• OBJECTIVE: From the listing below, pull out every line where the string "React" appears.

* begin MATERIAL *

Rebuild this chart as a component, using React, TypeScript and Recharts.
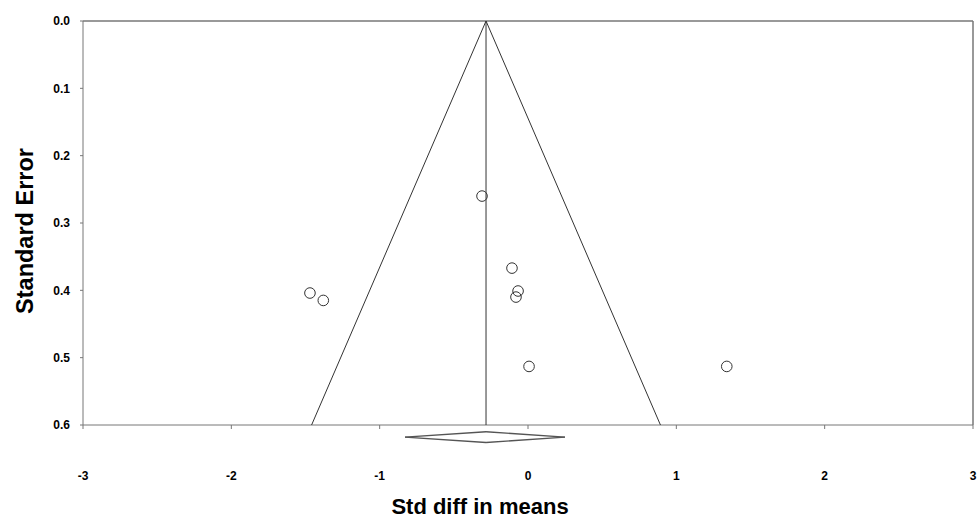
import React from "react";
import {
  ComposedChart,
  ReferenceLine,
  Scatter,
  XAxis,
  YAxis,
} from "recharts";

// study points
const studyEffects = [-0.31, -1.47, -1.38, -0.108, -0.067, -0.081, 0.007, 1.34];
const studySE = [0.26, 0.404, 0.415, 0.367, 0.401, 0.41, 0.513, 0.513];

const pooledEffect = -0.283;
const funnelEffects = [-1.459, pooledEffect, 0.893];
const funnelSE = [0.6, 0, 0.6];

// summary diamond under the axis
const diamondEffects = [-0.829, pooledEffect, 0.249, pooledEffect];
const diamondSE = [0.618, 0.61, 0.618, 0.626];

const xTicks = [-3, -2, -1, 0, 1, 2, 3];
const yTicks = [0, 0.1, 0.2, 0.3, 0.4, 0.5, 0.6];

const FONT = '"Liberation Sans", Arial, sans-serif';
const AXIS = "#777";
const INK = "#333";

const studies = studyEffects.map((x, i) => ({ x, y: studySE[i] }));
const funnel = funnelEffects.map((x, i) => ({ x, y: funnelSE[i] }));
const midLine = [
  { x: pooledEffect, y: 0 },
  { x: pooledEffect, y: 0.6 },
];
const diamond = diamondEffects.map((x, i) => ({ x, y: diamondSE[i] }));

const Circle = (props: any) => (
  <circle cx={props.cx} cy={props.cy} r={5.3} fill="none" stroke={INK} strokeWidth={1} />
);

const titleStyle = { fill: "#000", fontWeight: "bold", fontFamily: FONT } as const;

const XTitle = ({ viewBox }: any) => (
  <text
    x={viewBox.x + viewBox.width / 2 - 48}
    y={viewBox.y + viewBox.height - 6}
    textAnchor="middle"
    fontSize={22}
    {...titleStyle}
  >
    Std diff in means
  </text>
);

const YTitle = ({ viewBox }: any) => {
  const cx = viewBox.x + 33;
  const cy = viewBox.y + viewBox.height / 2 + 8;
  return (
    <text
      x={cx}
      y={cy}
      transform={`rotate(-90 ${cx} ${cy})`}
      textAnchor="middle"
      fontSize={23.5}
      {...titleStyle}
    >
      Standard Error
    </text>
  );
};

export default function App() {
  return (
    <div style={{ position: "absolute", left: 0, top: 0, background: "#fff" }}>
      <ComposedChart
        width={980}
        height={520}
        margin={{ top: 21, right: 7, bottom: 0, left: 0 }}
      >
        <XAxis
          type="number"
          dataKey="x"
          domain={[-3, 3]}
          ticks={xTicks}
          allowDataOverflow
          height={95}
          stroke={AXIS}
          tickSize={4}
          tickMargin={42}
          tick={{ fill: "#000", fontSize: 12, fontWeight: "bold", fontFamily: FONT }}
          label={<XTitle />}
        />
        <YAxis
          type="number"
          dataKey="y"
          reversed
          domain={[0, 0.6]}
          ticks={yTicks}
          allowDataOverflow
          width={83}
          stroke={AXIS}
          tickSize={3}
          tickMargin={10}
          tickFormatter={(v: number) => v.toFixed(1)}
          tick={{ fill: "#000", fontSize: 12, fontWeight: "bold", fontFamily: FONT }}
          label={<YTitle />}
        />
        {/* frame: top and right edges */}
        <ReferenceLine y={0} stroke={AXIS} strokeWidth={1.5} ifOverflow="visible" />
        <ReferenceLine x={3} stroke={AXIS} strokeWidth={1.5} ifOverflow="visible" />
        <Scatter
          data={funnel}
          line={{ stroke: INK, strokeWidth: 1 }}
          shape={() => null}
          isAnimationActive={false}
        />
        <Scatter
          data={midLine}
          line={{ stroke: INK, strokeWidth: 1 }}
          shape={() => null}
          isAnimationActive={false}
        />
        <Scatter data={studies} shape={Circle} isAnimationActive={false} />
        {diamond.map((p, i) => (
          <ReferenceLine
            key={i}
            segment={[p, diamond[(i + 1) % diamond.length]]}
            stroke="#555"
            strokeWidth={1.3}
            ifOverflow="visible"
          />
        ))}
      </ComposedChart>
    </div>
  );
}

* end MATERIAL *

• THE COMPLETED TASK:
Rebuild this chart as a component, using React, TypeScript and Recharts.
import React from "react";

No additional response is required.